EXERCISE GOAL
Retype each line exactly. Skip images.

SOURCE DATA
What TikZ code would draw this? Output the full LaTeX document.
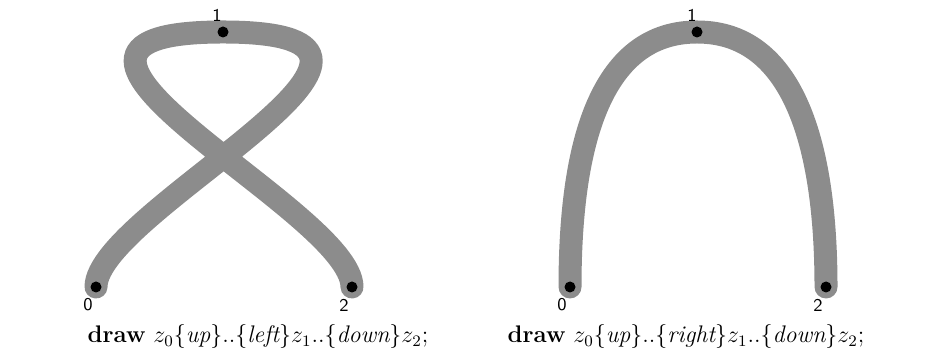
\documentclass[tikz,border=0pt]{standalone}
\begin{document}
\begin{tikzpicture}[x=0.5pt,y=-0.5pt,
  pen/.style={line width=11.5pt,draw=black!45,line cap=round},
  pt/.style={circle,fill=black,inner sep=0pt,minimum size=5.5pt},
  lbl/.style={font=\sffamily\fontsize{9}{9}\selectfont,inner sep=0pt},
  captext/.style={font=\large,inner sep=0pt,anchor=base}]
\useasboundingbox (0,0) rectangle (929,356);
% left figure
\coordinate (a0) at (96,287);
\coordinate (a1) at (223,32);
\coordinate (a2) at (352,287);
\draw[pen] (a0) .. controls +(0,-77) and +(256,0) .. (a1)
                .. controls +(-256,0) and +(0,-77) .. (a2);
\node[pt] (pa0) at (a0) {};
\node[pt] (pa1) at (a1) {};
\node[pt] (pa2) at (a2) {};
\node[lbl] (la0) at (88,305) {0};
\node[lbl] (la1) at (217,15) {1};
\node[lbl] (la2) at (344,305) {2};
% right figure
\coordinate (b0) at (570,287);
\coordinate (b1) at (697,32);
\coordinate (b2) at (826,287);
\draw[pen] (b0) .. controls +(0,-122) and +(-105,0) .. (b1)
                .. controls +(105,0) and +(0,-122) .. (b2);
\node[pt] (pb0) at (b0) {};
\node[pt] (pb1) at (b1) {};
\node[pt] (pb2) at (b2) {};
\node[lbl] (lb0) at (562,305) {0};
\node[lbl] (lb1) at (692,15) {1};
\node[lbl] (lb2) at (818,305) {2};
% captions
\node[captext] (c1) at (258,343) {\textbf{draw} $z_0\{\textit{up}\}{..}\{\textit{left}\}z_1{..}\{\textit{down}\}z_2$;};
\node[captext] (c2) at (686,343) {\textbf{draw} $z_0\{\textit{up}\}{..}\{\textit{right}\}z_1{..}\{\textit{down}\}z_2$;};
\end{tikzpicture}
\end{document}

SOLUTION FOR THIS TASK
What TikZ code would draw this? Output the full LaTeX document.
\documentclass[tikz,border=0pt]{standalone}
\begin{document}
\begin{tikzpicture}[x=0.5pt,y=-0.5pt,
  pen/.style={line width=11.5pt,draw=black!45,line cap=round},
  pt/.style={circle,fill=black,inner sep=0pt,minimum size=5.5pt},
  lbl/.style={font=\sffamily\fontsize{9}{9}\selectfont,inner sep=0pt},
  captext/.style={font=\large,inner sep=0pt,anchor=base}]
\useasboundingbox (0,0) rectangle (929,356);
% left figure
\coordinate (a0) at (96,287);
\coordinate (a1) at (223,32);
\coordinate (a2) at (352,287);
\draw[pen] (a0) .. controls +(0,-77) and +(256,0) .. (a1)
                .. controls +(-256,0) and +(0,-77) .. (a2);
\node[pt] (pa0) at (a0) {};
\node[pt] (pa1) at (a1) {};
\node[pt] (pa2) at (a2) {};
\node[lbl] (la0) at (88,305) {0};
\node[lbl] (la1) at (217,15) {1};
\node[lbl] (la2) at (344,305) {2};
% right figure
\coordinate (b0) at (570,287);
\coordinate (b1) at (697,32);
\coordinate (b2) at (826,287);
\draw[pen] (b0) .. controls +(0,-122) and +(-105,0) .. (b1)
                .. controls +(105,0) and +(0,-122) .. (b2);
\node[pt] (pb0) at (b0) {};
\node[pt] (pb1) at (b1) {};
\node[pt] (pb2) at (b2) {};
\node[lbl] (lb0) at (562,305) {0};
\node[lbl] (lb1) at (692,15) {1};
\node[lbl] (lb2) at (818,305) {2};
% captions
\node[captext] (c1) at (258,343) {\textbf{draw} $z_0\{\textit{up}\}{..}\{\textit{left}\}z_1{..}\{\textit{down}\}z_2$;};
\node[captext] (c2) at (686,343) {\textbf{draw} $z_0\{\textit{up}\}{..}\{\textit{right}\}z_1{..}\{\textit{down}\}z_2$;};
\end{tikzpicture}
\end{document}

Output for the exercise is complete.